For all the problems we've had with this house, it has a bit more historic charm because it hasn't been quite as badly battered as the one on Indiana. Details like an art glass window, pocket doors, and decorative brickwork near the cornice line are part of what make 1890s houses really special. Hopefully we will eventually convert the place to single-family, unless we get fed up with rehabbing and decide to move to a single-family instead once we have more income. At least this one is eligible for state historic tax credits.

Historic preservation is incredibly important; but really hard to do on the ground-level. And when you have four left thumbs like I do, it costs a lot of money.
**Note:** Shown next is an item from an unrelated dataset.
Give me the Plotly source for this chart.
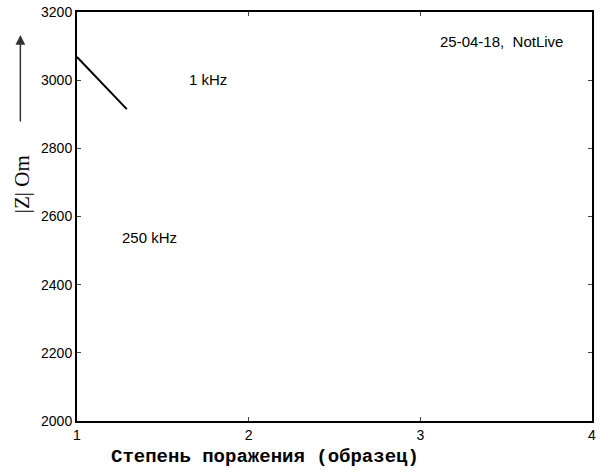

I can try to do some things myself; but if it gets too complicated I'm likely to screw it up badly and spend even more to pay someone else to finish the job right.

The culture of newness and of constantly moving on is just so strong in this country. In Europe, 500-year-old buildings can still be found in many cities. Here, 100-year-old buildings are routinely demolished.

Anyway, I don't know what the future will hold for my family, but I hope we continue to reside in an historic home - at least pre-1940. While it can be costly in some ways, the benefits are well worth it.

1 comment:

Rick Bonasch said...

Joe-

Hang in there, and keep your spirits up on owning an old-city house.

You sum up the situation well, and your points re. rehabbing and living in a house at the same time are well-taken.

Getting off on the cheap and quality rehab do not usually go hand in hand, especially for most of us with otherwise regular work.

Who wants to spend all their free time working to rehab their primary residence? It's bad enough just taking care of a place that's already in decent shape...

Nonetheless, everything's relative.

It sounds like you're still living in places that are much lower cost than the average St. Louis area house, and if your rehab work qualifies, you can still get a Missouri state income tax credit.

To buy a home in your mom's south county neighborhood would probably cost three or four times what you're paying to live in the city, so you've got a lot of room to work with, and still come out ahead financially.